Wednesday 30 January 2019

The Hateful Eight

The Hateful Eight is a very honest piece of work, in that it advertises its intentions right at the start. The opening credits take forever, and do nothing to advance the plot. I wonder why this is two hours and 48 minutes long, I thought as it started. Because it’s not afraid to indulge itself in boring your arse all the way off your body. The smart move at this point, before anyone says a word and six or seven minutes of snow have filled the screen, is to look over at the person who suggested giving it a shot and say “How about The Villainess instead?” I did not make the smart move. I never do.

The thing about Tarantino is that no matter how much his movies go wrong in general, there’s usually at least one scene that’s worth looking at again. Take Inglourious Basterds, which is kind of a hot mess, but still has two electric scenes with Christoph Waltz to balance out all the Basterd related nuttery. With The Hateful Eight, Tarantino had finally got enough creative control to do whatever the hell he wanted, so he made a widescreen movie where all the key scenes play in a confined space, and all the key players make you wish they’d died before the cameras started rolling. 
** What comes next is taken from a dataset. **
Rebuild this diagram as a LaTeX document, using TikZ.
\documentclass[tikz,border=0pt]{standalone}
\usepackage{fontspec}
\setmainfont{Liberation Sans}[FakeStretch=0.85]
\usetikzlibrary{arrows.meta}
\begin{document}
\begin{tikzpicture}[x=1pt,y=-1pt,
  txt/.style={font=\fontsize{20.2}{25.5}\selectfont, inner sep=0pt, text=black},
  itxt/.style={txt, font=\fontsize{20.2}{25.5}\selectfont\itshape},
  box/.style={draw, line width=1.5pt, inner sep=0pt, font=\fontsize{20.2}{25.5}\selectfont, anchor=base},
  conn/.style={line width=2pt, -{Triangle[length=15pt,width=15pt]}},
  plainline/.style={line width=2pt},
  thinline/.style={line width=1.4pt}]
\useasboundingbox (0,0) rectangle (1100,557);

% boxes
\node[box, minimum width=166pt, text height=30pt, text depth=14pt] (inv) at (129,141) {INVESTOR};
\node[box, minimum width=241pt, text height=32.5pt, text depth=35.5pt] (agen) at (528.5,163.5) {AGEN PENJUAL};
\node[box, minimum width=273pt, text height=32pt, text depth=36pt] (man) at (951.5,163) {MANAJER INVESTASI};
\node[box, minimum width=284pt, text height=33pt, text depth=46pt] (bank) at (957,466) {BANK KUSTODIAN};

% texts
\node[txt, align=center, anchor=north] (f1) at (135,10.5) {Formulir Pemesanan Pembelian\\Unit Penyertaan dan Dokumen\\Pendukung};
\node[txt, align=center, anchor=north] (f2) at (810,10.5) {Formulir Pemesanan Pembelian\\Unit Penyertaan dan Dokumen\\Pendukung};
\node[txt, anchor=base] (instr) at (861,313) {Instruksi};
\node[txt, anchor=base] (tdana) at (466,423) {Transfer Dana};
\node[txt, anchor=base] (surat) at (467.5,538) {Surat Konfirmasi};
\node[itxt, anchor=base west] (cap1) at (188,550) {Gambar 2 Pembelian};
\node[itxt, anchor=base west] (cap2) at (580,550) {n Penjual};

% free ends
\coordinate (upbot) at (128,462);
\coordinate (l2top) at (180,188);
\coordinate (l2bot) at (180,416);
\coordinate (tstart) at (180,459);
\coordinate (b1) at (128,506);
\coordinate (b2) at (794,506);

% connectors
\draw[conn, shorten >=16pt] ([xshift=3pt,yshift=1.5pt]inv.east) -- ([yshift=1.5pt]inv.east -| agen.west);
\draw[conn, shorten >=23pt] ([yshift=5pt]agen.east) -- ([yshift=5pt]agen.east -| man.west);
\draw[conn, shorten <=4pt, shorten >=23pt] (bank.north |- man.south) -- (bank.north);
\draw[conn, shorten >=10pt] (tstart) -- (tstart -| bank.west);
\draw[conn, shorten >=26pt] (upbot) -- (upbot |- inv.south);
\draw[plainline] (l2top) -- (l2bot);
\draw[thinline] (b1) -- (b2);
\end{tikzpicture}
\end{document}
There’s no law that says that the characters in a movie have to be likeable. But if they’re not, they’d better be funny, breathtakingly charismatic, or have at least one facet which will make you care if they live or die. In one way. Tarantino gets this, because the characters who last the longest are played by the two most effortlessly charismatic actors in the cast, Samuel L Jackson and Walton Goggins. It’s a pity that they’re not funny or any kind of fun. Without those actors, they’d be just about unbearable. Even with them, I was thinking of one of my favourite ever Walton Goggins lines, from Predators, where he glibly announces that he was supposed to have been executed two days ago. This is another movie where that would have worked out fine.

The thing which really baffles me is that Tarantino went so nuts about widescreen. It’s one of a handful of movies shot in the last thirty or forty years in 65mm for projection from 70mm stock, and for the life of me, I can’t see anything in the movie which needed that kind of shooting quality. Tarantino was so determined about this that he forced a load of US cinemas to install 70mm projectors so that people would see the film as he’d imagined it. Peter goddam Jackson didn’t do that. Michael Mann might have released a few prints of Last of the Mohicans on 70mm, but that was shot on 35mm, and Last of the Mohicans is a genuinely gorgeous movie that made want a widescreen TV so that I could watch it on DVD properly. When I was watching The Hateful Eight on Netflix, there was no point where I thought to myself “I wish I’d seen this in a cinema so that I could really see this properly.” There’s nothing going on at any time which needs that level of splendour.

And I can’t help wondering. If Tarantino hadn’t been trying to make a good looking movie, would he have made something I actually wanted to watch?